OTTAWA – Rory (Red King) MacDonald arrived at the post-fight news conference in the wee hours Sunday with an ice bag and a white towel that grew increasingly crimson every time he touched it to his battered face.
His face was a road map of abrasions above a stylish dark jacket and black shirt.
Prior to facing Stephen (Wonderboy) Thompson in a matchup of top UFC welterweight contenders, the 26-year-old MacDonald predicted a technical fight that featured bloodshed. He was right on both counts.
Thompson, a former world champion kickboxer light on his feet with a dizzying array of strikes, never allowed MacDonald to find his range. And in the fifth round, a Thompson attack smashed MacDonald’s nose. The battered beak, broken last time out in a punishing loss to champion (Ruthless) Robbie Lawler, gushed blood like a Texas oil strike.
“I don’t know what it was, I was just trying to throw combinations and tuck my head. But something landed,” MacDonald said of the moment his nose was breached by Thompson. “And then I felt the waterfall start, the familiar feeling.”
On the other side of the post-fight podium sat Thomson in a pristine white shirt. Aside from a slight mark around his eye, he looked as clean as his shirt.
For MacDonald (18-4-0), it’s back to the drawing board after a visit to a surgeon. The B.C. native, who trains out of Montreal, is out of contract with the UFC, having rejected their offer for a new deal and gambling that a good performance against Thompson would help the numbers.
For Thompson, the world is his oyster as the No. 2 welterweight contender – he will undoubtedly supplant MacDonald as No. 1 in the next rankings – awaits a July 30 bout between showdown between Lawler and No. 3 contender Tyron Woodley.
Thompson (13-1-0) continues his rise up the ranks. The 33-year-old South Carolina native has won seven straight since losing a unanimous decision to Matt (The Immortal) Brown at UFC 145 in April 2012.
Brown took him down five times that night, beating him up on the ground. Thompson has not been taken down since, stuffing all 14 attempts including two by MacDonald.
Changing stances while moving inside and out against MacDonald, Thompson connected on 110 of 259 significant strikes Saturday night. The Canadian, never finding his comfort zone, was good on just 61 of 152 and was outstruck each round.
The judges scored the bout 50-45, 50-45, 48-47 for Thompson.

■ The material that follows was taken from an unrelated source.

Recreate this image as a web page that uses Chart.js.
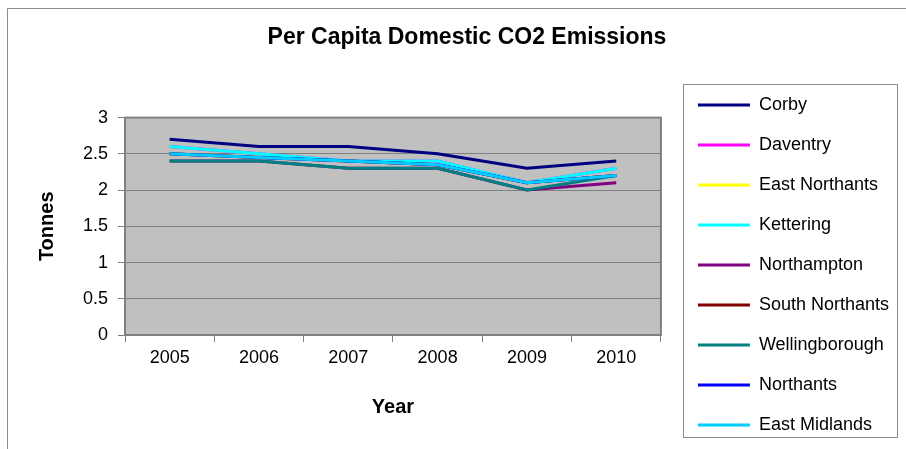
<!DOCTYPE html>
<html>
<head>
<meta charset="utf-8">
<script src="https://cdn.jsdelivr.net/npm/chart.js@4/dist/chart.umd.min.js"></script>
<style>
  html, body { margin: 0; padding: 0; background: #fff; }
  /* the original picture is cropped at the bottom, so the canvas runs past the window */
  #wrap { width: 906px; height: 449px; overflow: hidden; }
</style>
</head>
<body>
<div id="wrap"><canvas id="co2Chart" width="906" height="530"></canvas></div>
<script>

// Data

const years = ["2005", "2006", "2007", "2008", "2009", "2010"];

const corby          = [2.7, 2.6, 2.6, 2.5, 2.3, 2.4];
const daventry       = [2.6, 2.5, 2.4, 2.4, 2.1, 2.3];
const eastNorthants  = [2.5, 2.45, 2.4, 2.35, 2.1, 2.2];
const kettering      = [2.6, 2.5, 2.4, 2.4, 2.1, 2.3];
const northampton    = [2.4, 2.4, 2.3, 2.3, 2.0, 2.1];
const southNorthants = [2.5, 2.45, 2.4, 2.35, 2.1, 2.2];
const wellingborough = [2.4, 2.4, 2.3, 2.3, 2.0, 2.2];
const northants      = [2.5, 2.45, 2.4, 2.35, 2.1, 2.2];
const eastMidlands   = [2.5, 2.45, 2.4, 2.35, 2.1, 2.2];

const seriesNames = ["Corby", "Daventry", "East Northants", "Kettering", "Northampton",
  "South Northants", "Wellingborough", "Northants", "East Midlands"];
const seriesData = [corby, daventry, eastNorthants, kettering, northampton,
  southNorthants, wellingborough, northants, eastMidlands];
const seriesColors = ["#000080", "#ff00ff", "#ffff00", "#00ffff", "#800080",
  "#800000", "#008080", "#0000ff", "#00ccff"];

const yMin = 0;
const yMax = 3;
const yStep = 0.5;

const FONT = "'Liberation Sans', Arial, sans-serif";

// Background, plot area and legend frame

const frames = {

  id: "frames",

  beforeDraw(chart) {
    const { ctx, chartArea: a, width, height } = chart;
    ctx.save();
    ctx.fillStyle = "#ffffff";
    ctx.fillRect(0, 0, width, height);
    ctx.strokeStyle = "#8c8c8c";
    ctx.lineWidth = 1;
    ctx.beginPath();
    ctx.moveTo(7.5, height);
    ctx.lineTo(7.5, 8.5);
    ctx.lineTo(width, 8.5);
    ctx.stroke();
    ctx.fillStyle = "#c0c0c0";
    ctx.fillRect(a.left, a.top, a.right - a.left, a.bottom - a.top);
    ctx.restore();
  },

  beforeDatasetsDraw(chart) {
    const { ctx, chartArea: a } = chart;
    ctx.save();
    ctx.strokeStyle = "#808080";
    ctx.lineWidth = 2;
    ctx.strokeRect(a.left, a.top, a.right - a.left, a.bottom - a.top);
    ctx.restore();
  },

  afterDraw(chart) {
    const legend = chart.legend;
    const boxes = legend.legendHitBoxes;
    if (!boxes || !boxes.length) return;
    const first = boxes[0];
    const last = boxes[boxes.length - 1];
    const top = first.top + first.height / 2 - 21;
    const bottom = last.top + last.height / 2 + 12;
    const { ctx } = chart;
    ctx.save();
    ctx.strokeStyle = "#8c8c8c";
    ctx.lineWidth = 1;
    ctx.strokeRect(Math.round(legend.left + 7) + 0.5, Math.round(top) + 0.5,
      Math.round(legend.right - legend.left - 9), Math.round(bottom - top));
    ctx.restore();
  }

};

// Chart

new Chart(

  document.getElementById("co2Chart"),

  {

    type: "line",

    data: {

      labels: years,

      datasets: seriesNames.map((name, i) => ({
        label: name,
        data: seriesData[i],
        borderColor: seriesColors[i],
        backgroundColor: seriesColors[i],
        borderWidth: 3,
        pointRadius: 0,
        pointHoverRadius: 0,
        tension: 0,
        // later series sit on top, like the original
        order: seriesNames.length - 1 - i
      }))

    },

    options: {

      responsive: false,
      animation: false,

      layout: {
        padding: { left: 35, right: 7, top: 0, bottom: 0 }
      },

      plugins: {

        title: {
          display: true,
          text: "Per Capita Domestic CO2 Emissions",
          color: "#000",
          font: { family: FONT, size: 23, weight: "bold", lineHeight: 1.2 },
          padding: { top: 24, bottom: 29 }
        },

        legend: {
          position: "right",
          align: "center",
          maxWidth: 260,
          labels: {
            color: "#000",
            font: { family: FONT, size: 18 },
            usePointStyle: true,
            pointStyle: "line",
            pointStyleWidth: 52,
            padding: 22,
            sort: (a, b) => a.datasetIndex - b.datasetIndex
          }
        },

        tooltip: { enabled: false }

      },

      scales: {

        x: {
          type: "category",
          offset: true,
          grid: {
            offset: true,
            drawOnChartArea: false,
            drawTicks: true,
            tickLength: 7,
            color: "#808080"
          },
          border: { color: "#808080", width: 2 },
          ticks: {
            color: "#000",
            font: { family: FONT, size: 18 },
            padding: 5,
            maxRotation: 0
          },
          title: {
            display: true,
            text: "Year",
            color: "#000",
            font: { family: FONT, size: 20, weight: "bold", lineHeight: 1.2 },
            padding: { top: 0, bottom: 111 }
          },
          afterFit: (s) => { s.height = 195; }
        },

        x2: {
          type: "category",
          position: "top",
          display: true,
          grid: { display: false },
          border: { display: false },
          ticks: { display: false },
          afterFit: (s) => { s.height = 37; }
        },

        y: {
          min: yMin,
          max: yMax,
          grid: {
            color: "#808080",
            lineWidth: 1,
            tickLength: 7
          },
          border: { color: "#808080", width: 2 },
          ticks: {
            stepSize: yStep,
            color: "#000",
            font: { family: FONT, size: 18 },
            padding: 10,
            callback: (v) => String(v)
          },
          title: {
            display: true,
            text: "Tonnes",
            color: "#000",
            font: { family: FONT, size: 20, weight: "bold", lineHeight: 1.2 },
            padding: { top: 0, bottom: 0 }
          },
          afterFit: (s) => { s.width = 90; }
        },

        y2: {
          position: "right",
          display: true,
          grid: { display: false },
          border: { display: false },
          ticks: { display: false },
          afterFit: (s) => { s.width = 15; }
        }

      }

    },

    plugins: [frames]

  }

);

</script>
</body>
</html>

The UFC will probably not shed a tear at Saturday’s outcome. With MacDonald having already lost twice to Lawler, there is likely little appetite for a third meeting even if the first fight was a split decision – which MacDonald thought he should have won – and the second was deemed fight of the year in 2015 by many.
Saturday’s loss also won’t help MacDonald’s contract demands, at least with the UFC.

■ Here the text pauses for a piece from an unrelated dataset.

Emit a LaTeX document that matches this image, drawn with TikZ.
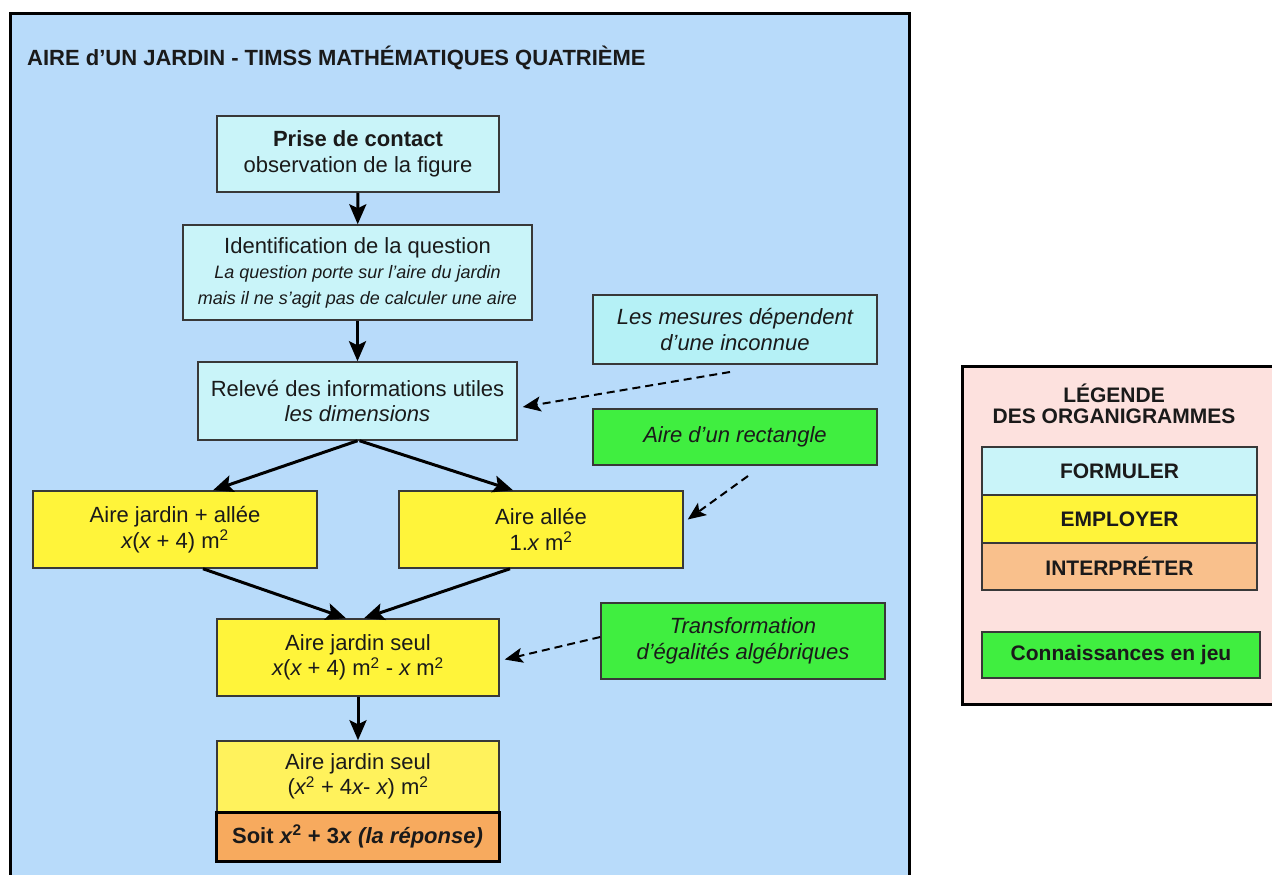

MacDonald, who says the contract impasse was a motivating factor rather than a distraction, made no excuses for the loss.
“I really felt at my best… I felt in my best shape, technically and physically, mentally.”
But Saturday’s fight, before a sellout of 10,490 at The Arena at TD Place, was always going to be a tough ask.
MacDonald had been sidelined for 11 months, during which time Thompson had posted two impressive wins. And coming back against a unique fighter like Thompson was never going to be easy, even for a well-rounded veteran like MacDonald.
“The distance was very challenging,” he said of his 13th UFC bout. “I felt like I could have bridged that a little better. I’m going to work on that.”
He took solace from gritting a hard night out, especially how he absorbed shots to his broken nose.
“I got to push through some things that I felt I handled better than in the Robbie fight as a competitor,” he said.
That included “that voice in my head telling me ‘OK, go down,’ like I did in the Robbie fight.’”
Instead MacDonald said he relaxed, took a breath and told himself “You’re still in this.”
And on the plus side, there are more important things to life than fighting. He is expecting a baby daughter in July.